▶ _EXERCISE REQUIREMENTS_
Set down the data below without change, skipping the pictures it holds.

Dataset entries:
----------

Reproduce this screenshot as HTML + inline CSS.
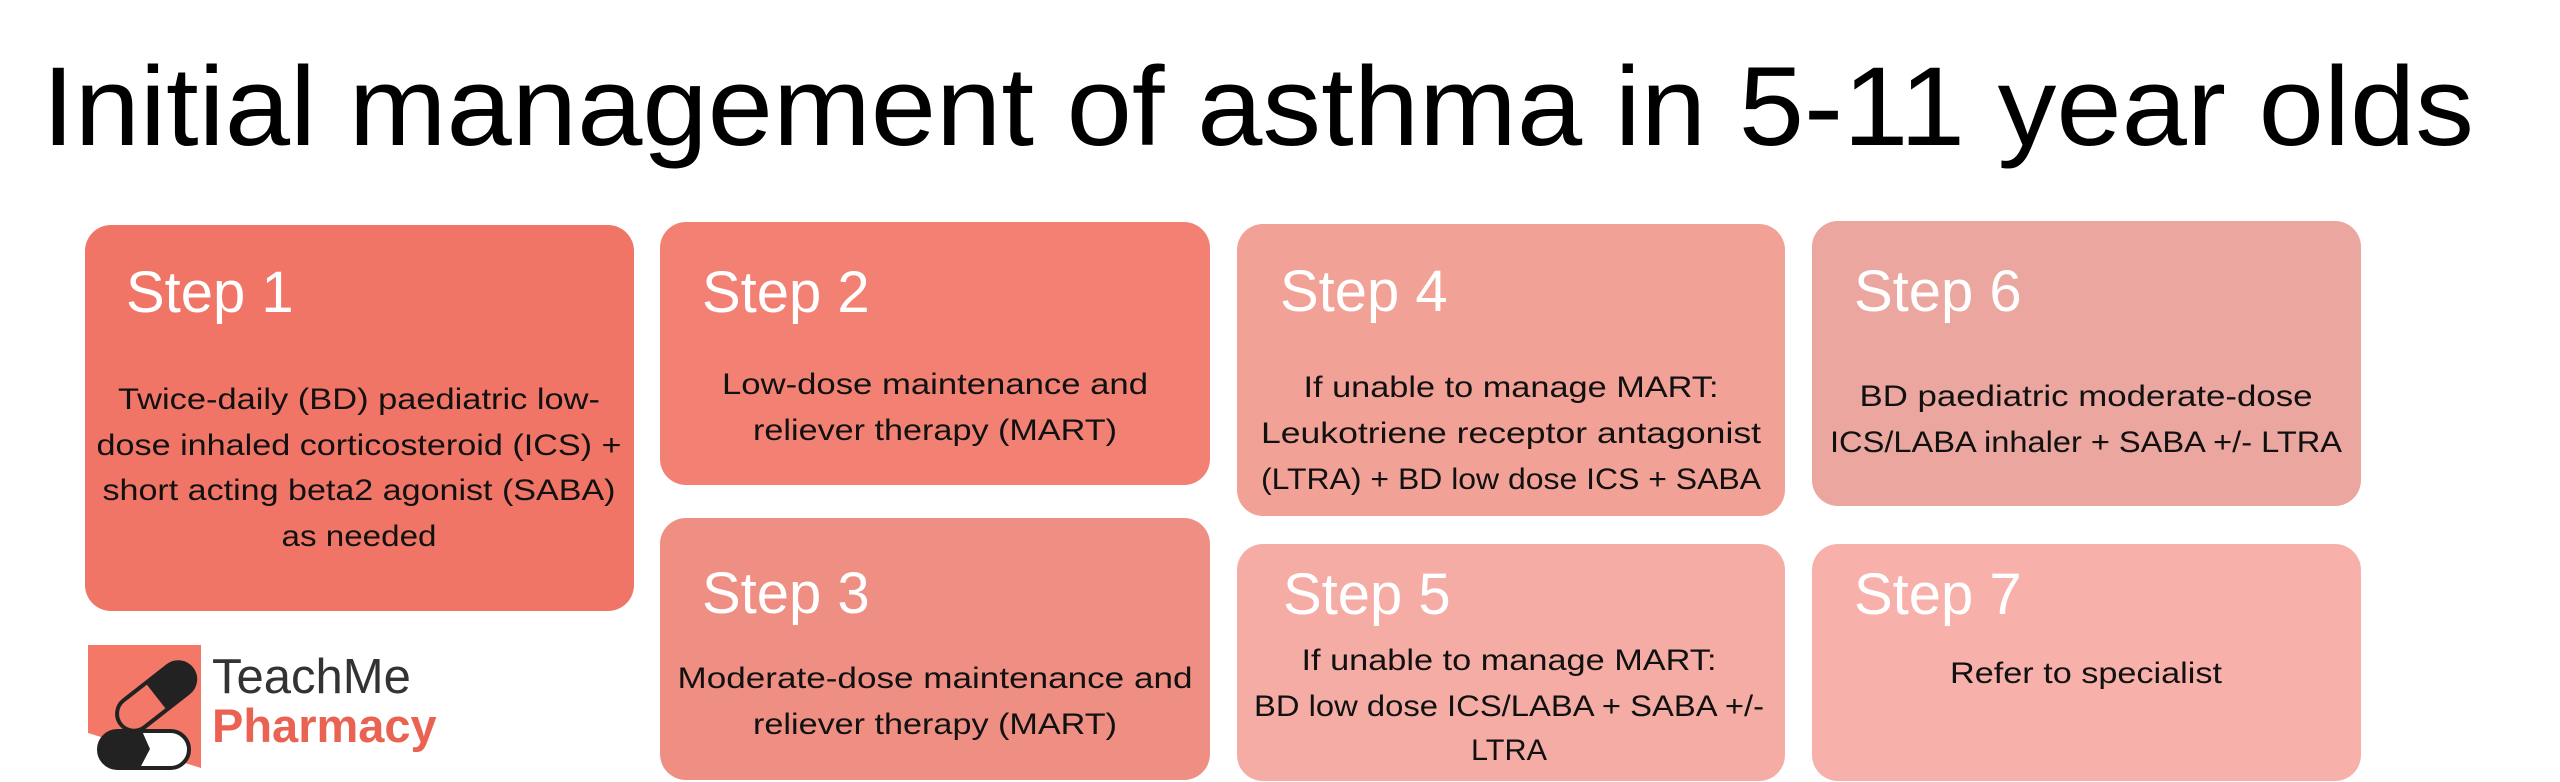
<!DOCTYPE html>
<html><head><meta charset="utf-8"><style>
html,body{margin:0;padding:0;background:#fff;width:2560px;height:782px;overflow:hidden}
svg{display:block}
text{font-family:"Liberation Sans",sans-serif}
.s{fill:#fff;font-size:58px}
.b{fill:#111;font-size:30px;text-anchor:middle}
</style></head><body>
<svg width="2560" height="782" viewBox="0 0 2560 782">
<text x="42" y="145" font-size="112" fill="#000" textLength="2432" lengthAdjust="spacingAndGlyphs">Initial management of asthma in 5-11 year olds</text>

<rect x="85" y="225" width="549" height="386" rx="26" fill="#f17566"/>
<rect x="660" y="222" width="550" height="263" rx="26" fill="#f28174"/>
<rect x="660" y="518" width="550" height="262" rx="26" fill="#ef8e82"/>
<rect x="1237" y="224" width="548" height="292" rx="26" fill="#f2a196"/>
<rect x="1812" y="221" width="549" height="285" rx="26" fill="#eaa69f"/>
<rect x="1237" y="544" width="548" height="237" rx="26" fill="#f4aca4"/>
<rect x="1812" y="544" width="549" height="237" rx="26" fill="#f7b1aa"/>

<text class="s" x="126" y="312">Step 1</text>
<text class="s" x="702" y="312">Step 2</text>
<text class="s" x="702" y="613">Step 3</text>
<text class="s" x="1280" y="311">Step 4</text>
<text class="s" x="1854" y="311">Step 6</text>
<text class="s" x="1283" y="614">Step 5</text>
<text class="s" x="1854" y="614">Step 7</text>

<text class="b" x="359" y="409" textLength="482" lengthAdjust="spacingAndGlyphs">Twice-daily (BD) paediatric low-</text>
<text class="b" x="359" y="455" textLength="525" lengthAdjust="spacingAndGlyphs">dose inhaled corticosteroid (ICS) +</text>
<text class="b" x="359" y="500" textLength="513" lengthAdjust="spacingAndGlyphs">short acting beta2 agonist (SABA)</text>
<text class="b" x="359" y="546" textLength="155" lengthAdjust="spacingAndGlyphs">as needed</text>

<text class="b" x="935" y="394" textLength="426" lengthAdjust="spacingAndGlyphs">Low-dose maintenance and</text>
<text class="b" x="935" y="440" textLength="364" lengthAdjust="spacingAndGlyphs">reliever therapy (MART)</text>

<text class="b" x="935" y="688" textLength="515" lengthAdjust="spacingAndGlyphs">Moderate-dose maintenance and</text>
<text class="b" x="935" y="734" textLength="364" lengthAdjust="spacingAndGlyphs">reliever therapy (MART)</text>

<text class="b" x="1511" y="397" textLength="415" lengthAdjust="spacingAndGlyphs">If unable to manage MART:</text>
<text class="b" x="1511" y="443" textLength="500" lengthAdjust="spacingAndGlyphs">Leukotriene receptor antagonist</text>
<text class="b" x="1511" y="489" textLength="500" lengthAdjust="spacingAndGlyphs">(LTRA) + BD low dose ICS + SABA</text>

<text class="b" x="2086" y="406" textLength="453" lengthAdjust="spacingAndGlyphs">BD paediatric moderate-dose</text>
<text class="b" x="2086" y="452" textLength="512" lengthAdjust="spacingAndGlyphs">ICS/LABA inhaler + SABA +/- LTRA</text>

<text class="b" x="1509" y="670" textLength="415" lengthAdjust="spacingAndGlyphs">If unable to manage MART:</text>
<text class="b" x="1509" y="716" textLength="510" lengthAdjust="spacingAndGlyphs">BD low dose ICS/LABA + SABA +/-</text>
<text class="b" x="1509" y="760" textLength="76" lengthAdjust="spacingAndGlyphs">LTRA</text>

<text class="b" x="2086" y="683" textLength="272" lengthAdjust="spacingAndGlyphs">Refer to specialist</text>

<!-- logo -->
<polygon points="88,645 201,645 201,768 88,733" fill="#f47868"/>
<g transform="rotate(-38 150 700)">
<rect x="112" y="684" width="90" height="34" rx="17" fill="none" stroke="#222" stroke-width="4"/>
<path d="M157,684 h28 a17,17 0 0 1 0,34 h-28 z" fill="#222"/>
</g>
<rect x="99" y="731" width="90" height="37" rx="18.5" fill="#fff" stroke="#222" stroke-width="4"/>
<path d="M117,731 h25 l8,18 l-10,19 h-23 a18.5,18.5 0 0 1 0,-37 z" fill="#222"/>
<text x="212" y="693" font-size="49" fill="#333">TeachMe</text>
<text x="212" y="742" font-size="47" font-weight="bold" fill="#ea6352">Pharmacy</text>
</svg>
</body></html>
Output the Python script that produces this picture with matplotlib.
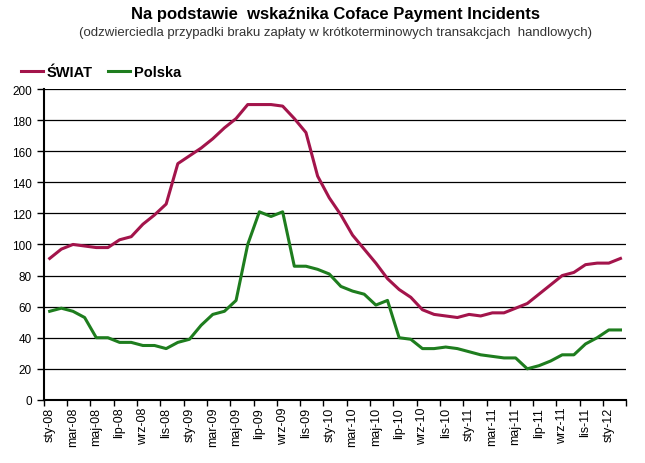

----------

▶ _RESULT BELOW_
Reproduce this screenshot as HTML + inline CSS.
<!DOCTYPE html>
<html><head><meta charset="utf-8"><style>
html,body{margin:0;padding:0;background:#fff;width:2560px;height:782px;overflow:hidden}
svg{display:block}
text{font-family:"Liberation Sans",sans-serif}
.s{fill:#fff;font-size:58px}
.b{fill:#111;font-size:30px;text-anchor:middle}
</style></head><body>
<svg width="2560" height="782" viewBox="0 0 2560 782">
<text x="42" y="145" font-size="112" fill="#000" textLength="2432" lengthAdjust="spacingAndGlyphs">Initial management of asthma in 5-11 year olds</text>

<rect x="85" y="225" width="549" height="386" rx="26" fill="#f17566"/>
<rect x="660" y="222" width="550" height="263" rx="26" fill="#f28174"/>
<rect x="660" y="518" width="550" height="262" rx="26" fill="#ef8e82"/>
<rect x="1237" y="224" width="548" height="292" rx="26" fill="#f2a196"/>
<rect x="1812" y="221" width="549" height="285" rx="26" fill="#eaa69f"/>
<rect x="1237" y="544" width="548" height="237" rx="26" fill="#f4aca4"/>
<rect x="1812" y="544" width="549" height="237" rx="26" fill="#f7b1aa"/>

<text class="s" x="126" y="312">Step 1</text>
<text class="s" x="702" y="312">Step 2</text>
<text class="s" x="702" y="613">Step 3</text>
<text class="s" x="1280" y="311">Step 4</text>
<text class="s" x="1854" y="311">Step 6</text>
<text class="s" x="1283" y="614">Step 5</text>
<text class="s" x="1854" y="614">Step 7</text>

<text class="b" x="359" y="409" textLength="482" lengthAdjust="spacingAndGlyphs">Twice-daily (BD) paediatric low-</text>
<text class="b" x="359" y="455" textLength="525" lengthAdjust="spacingAndGlyphs">dose inhaled corticosteroid (ICS) +</text>
<text class="b" x="359" y="500" textLength="513" lengthAdjust="spacingAndGlyphs">short acting beta2 agonist (SABA)</text>
<text class="b" x="359" y="546" textLength="155" lengthAdjust="spacingAndGlyphs">as needed</text>

<text class="b" x="935" y="394" textLength="426" lengthAdjust="spacingAndGlyphs">Low-dose maintenance and</text>
<text class="b" x="935" y="440" textLength="364" lengthAdjust="spacingAndGlyphs">reliever therapy (MART)</text>

<text class="b" x="935" y="688" textLength="515" lengthAdjust="spacingAndGlyphs">Moderate-dose maintenance and</text>
<text class="b" x="935" y="734" textLength="364" lengthAdjust="spacingAndGlyphs">reliever therapy (MART)</text>

<text class="b" x="1511" y="397" textLength="415" lengthAdjust="spacingAndGlyphs">If unable to manage MART:</text>
<text class="b" x="1511" y="443" textLength="500" lengthAdjust="spacingAndGlyphs">Leukotriene receptor antagonist</text>
<text class="b" x="1511" y="489" textLength="500" lengthAdjust="spacingAndGlyphs">(LTRA) + BD low dose ICS + SABA</text>

<text class="b" x="2086" y="406" textLength="453" lengthAdjust="spacingAndGlyphs">BD paediatric moderate-dose</text>
<text class="b" x="2086" y="452" textLength="512" lengthAdjust="spacingAndGlyphs">ICS/LABA inhaler + SABA +/- LTRA</text>

<text class="b" x="1509" y="670" textLength="415" lengthAdjust="spacingAndGlyphs">If unable to manage MART:</text>
<text class="b" x="1509" y="716" textLength="510" lengthAdjust="spacingAndGlyphs">BD low dose ICS/LABA + SABA +/-</text>
<text class="b" x="1509" y="760" textLength="76" lengthAdjust="spacingAndGlyphs">LTRA</text>

<text class="b" x="2086" y="683" textLength="272" lengthAdjust="spacingAndGlyphs">Refer to specialist</text>

<!-- logo -->
<polygon points="88,645 201,645 201,768 88,733" fill="#f47868"/>
<g transform="rotate(-38 150 700)">
<rect x="112" y="684" width="90" height="34" rx="17" fill="none" stroke="#222" stroke-width="4"/>
<path d="M157,684 h28 a17,17 0 0 1 0,34 h-28 z" fill="#222"/>
</g>
<rect x="99" y="731" width="90" height="37" rx="18.5" fill="#fff" stroke="#222" stroke-width="4"/>
<path d="M117,731 h25 l8,18 l-10,19 h-23 a18.5,18.5 0 0 1 0,-37 z" fill="#222"/>
<text x="212" y="693" font-size="49" fill="#333">TeachMe</text>
<text x="212" y="742" font-size="47" font-weight="bold" fill="#ea6352">Pharmacy</text>
</svg>
</body></html>
Output the Python script that produces this picture with matplotlib.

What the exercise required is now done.